Yesterday, the President Obama called for a much needed overhaul in public education. While the No Child Left Behind Act, sprung from an unlikely alliance between former President George W. Bush and the late Senator Kennedy, left behind much to be desired regarding the improvement of government education, President Obama's proposal is not so much of an overhaul as a deeper disintegration of the failing educational system.
The administration would replace the law’s pass-fail school grading system with one that would measure individual students’ academic growth and judge schools based not on test scores alone but also on indicators like pupil attendance, graduation rates and learning climate.
You read that right. Pupil attendance and “learning climate” are proposed to be part of evaluating school success. That seems pretty clear to me: show up and we’ll keep throwing taxpayer money at the guard-like activities directors (formerly known as teachers).

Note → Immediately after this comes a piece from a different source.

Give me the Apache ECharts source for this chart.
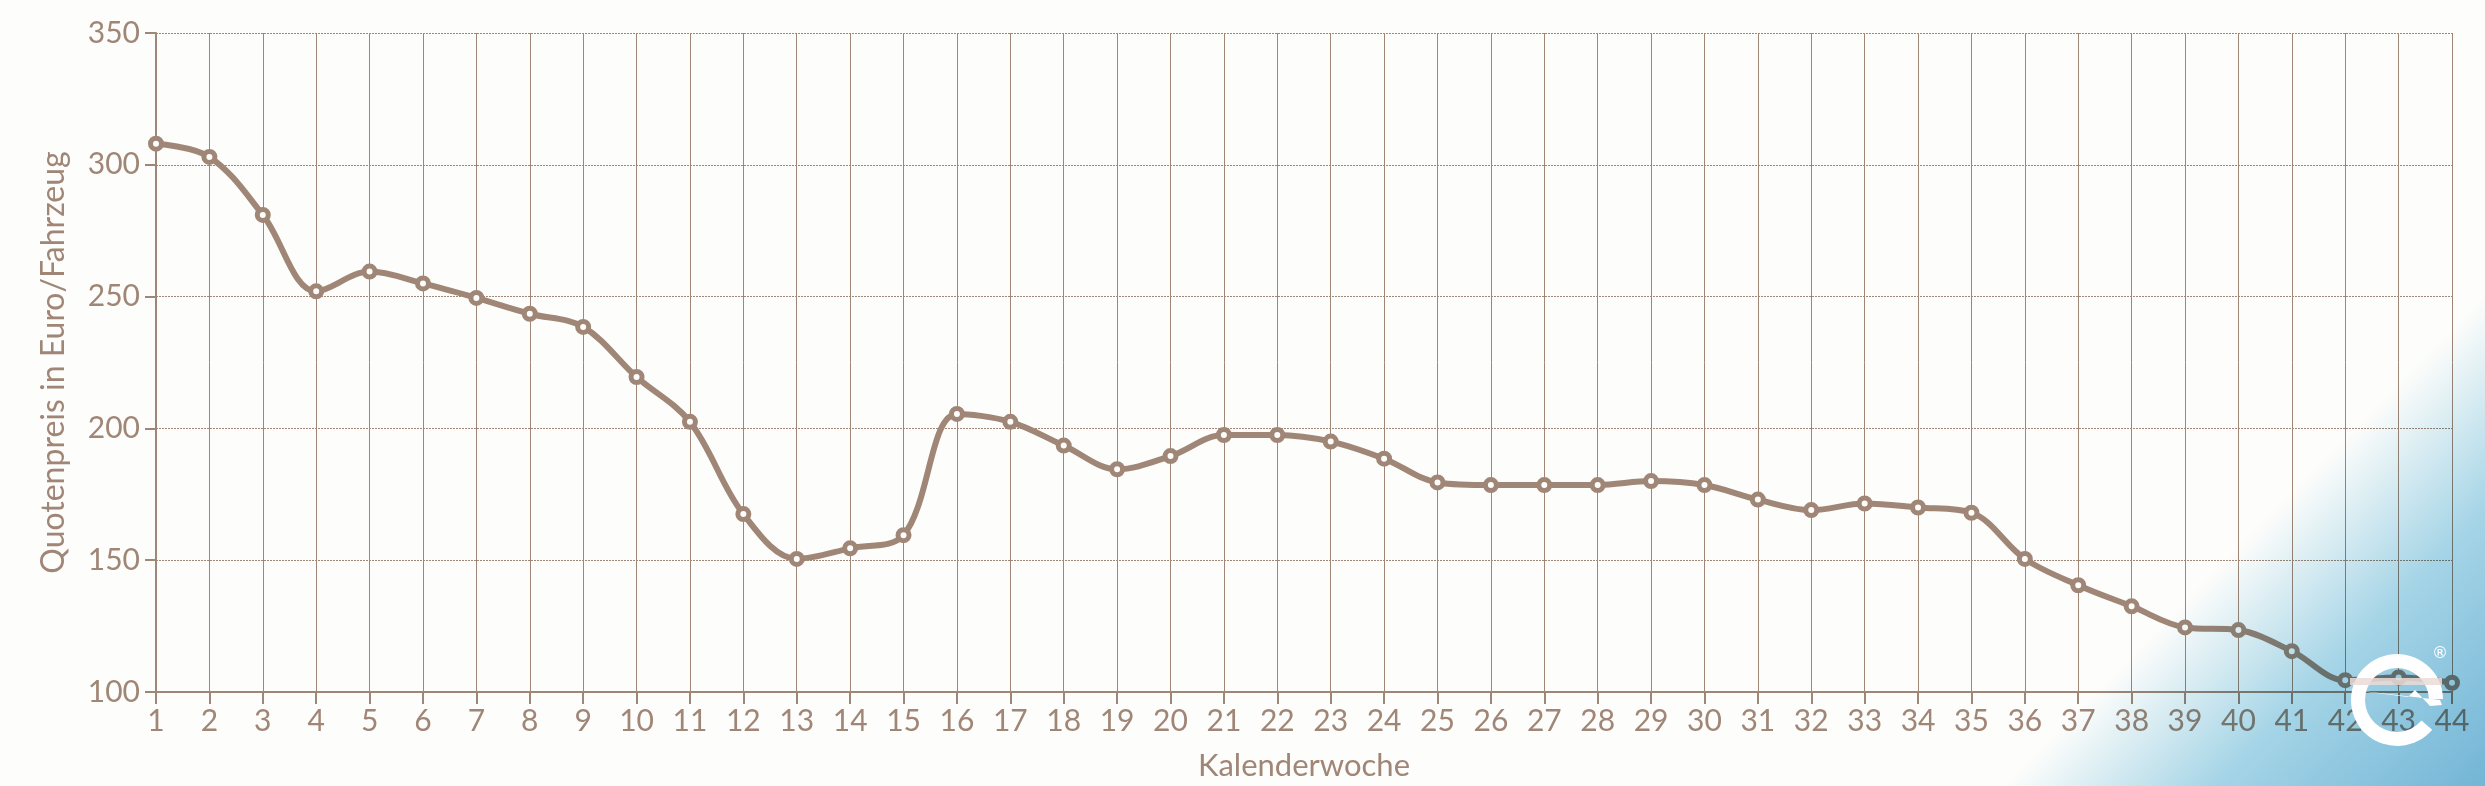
<!DOCTYPE html>
<html>
<head>
<meta charset="utf-8">
<script src="https://cdn.jsdelivr.net/npm/echarts@6/dist/echarts.min.js"></script>
<style>
html,body{margin:0;padding:0;background:#fdfdfb;}
#c{width:2485px;height:786px;}
</style>
</head>
<body>
<div id="c"></div>
<script>
const weeks = ['1','2','3','4','5','6','7','8','9','10','11','12','13','14','15','16','17','18','19','20','21','22','23','24','25','26','27','28','29','30','31','32','33','34','35','36','37','38','39','40','41','42','43','44'];
const prices = [308,303,281,252,259.5,255,249.5,243.5,238.5,219.5,202.5,167.5,150.5,154.5,159.5,205.5,202.5,193.5,184.5,189.5,197.5,197.5,195,188.5,179.5,178.5,178.5,178.5,180,178.5,173,169,171.5,170,168,150.5,140.5,132.5,124.5,123.5,115.5,104.5,105.5,103.5];
const yTicks = [100,150,200,250,300,350];
const xName = 'Kalenderwoche';
const yName = 'Quotenpreis in Euro/Fahrzeug';

const C = '#a08676';
const chart = echarts.init(document.getElementById('c'), null, {renderer:'canvas'});
chart.setOption({
  backgroundColor: '#fdfdfb',
  animation: false,
  grid: {left: 156, right: 33, top: 33, bottom: 93, containLabel: false},
  xAxis: {
    type: 'category', data: weeks, boundaryGap: false,
    name: xName, nameLocation: 'middle', nameGap: 58,
    nameTextStyle: {color: C, fontFamily: 'Lato', fontSize: 31},
    axisLine: {lineStyle: {color: C, width: 2}},
    axisTick: {show: true, length: 12, lineStyle: {color: C, width: 2}},
    axisLabel: {color: C, fontFamily: 'Lato', fontSize: 30, margin: 14, interval: 0},
    splitLine: {show: true, lineStyle: {color: C, width: 1, type: 'solid'}}
  },
  yAxis: {
    type: 'value', min: yTicks[0], max: yTicks[yTicks.length-1], interval: 50,
    name: yName, nameLocation: 'middle', nameGap: 86,
    nameTextStyle: {color: C, fontFamily: 'Lato', fontSize: 32},
    axisLine: {show: true, lineStyle: {color: C, width: 2}},
    axisTick: {show: true, length: 11, lineStyle: {color: C, width: 2}},
    axisLabel: {color: C, fontFamily: 'Lato', fontSize: 30, margin: 16},
    splitLine: {show: true, lineStyle: {color: C, width: 1, type: [2, 1]}}
  },
  series: [{
    type: 'line', data: prices, smooth: 0.35,
    symbol: 'circle', symbolSize: 11,
    lineStyle: {color: C, width: 6},
    itemStyle: {color: '#fdfdfb', borderColor: C, borderWidth: 5}
  }],
  graphic: [
    {
      type: 'rect', z: 100, silent: true,
      shape: {x: 1600, y: 250, width: 885, height: 536},
      style: {
        blend: 'multiply',
        fill: new echarts.graphic.LinearGradient(2230, 555, 2470, 790, [
          {offset: 0, color: '#ffffff'},
          {offset: 0.45, color: '#a6d6ea'},
          {offset: 1, color: '#76b8da'}
        ], true)
      }
    },
    {
      type: 'sector', z: 110, silent: true,
      shape: {cx: 2397, cy: 700, r0: 32, r: 46, startAngle: 0.7, endAngle: Math.PI * 2 - 0.02, clockwise: true},
      style: {fill: '#ffffff'}
    },
    {
      type: 'rect', z: 111, silent: true,
      shape: {x: 2350, y: 678, width: 92, height: 7},
      style: {fill: 'rgba(235,220,215,0.85)'}
    },
    {
      type: 'polygon', z: 112, silent: true,
      shape: {points: [[2336, 688], [2440, 700], [2442, 705], [2430, 706], [2415, 690], [2408, 697]]},
      style: {fill: '#ffffff'}
    },
    {
      type: 'text', z: 112, silent: true,
      style: {text: '®', x: 2440, y: 654, fill: '#ffffff', fontSize: 16, fontFamily: 'DejaVu Sans', align: 'center', verticalAlign: 'middle'}
    }
  ]
});
</script>
</body>
</html>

In addition, President Obama would replace the law’s requirement that every American child reach proficiency in reading and math, which administration officials have called utopian, with a new national target that could prove equally elusive: that all students should graduate from high school prepared for college and a career.
Clear as day. The President indicates that proficiency in reading and math is not related to, let alone necessary for, success in college or a career, and that social utilitarianism, not the ability to think critically, is the goal of education.
Whatever you think about this Administration’s unprincipled mess of foggy social notions and utopian fiscal fantasies supporting its serious lack of moral, legal, and economic understanding of its proposals, you have to give them this: its clarity in doggedly pursuing to increase the role of government control over every aspect of our lives by any and every means possible is crystal clear.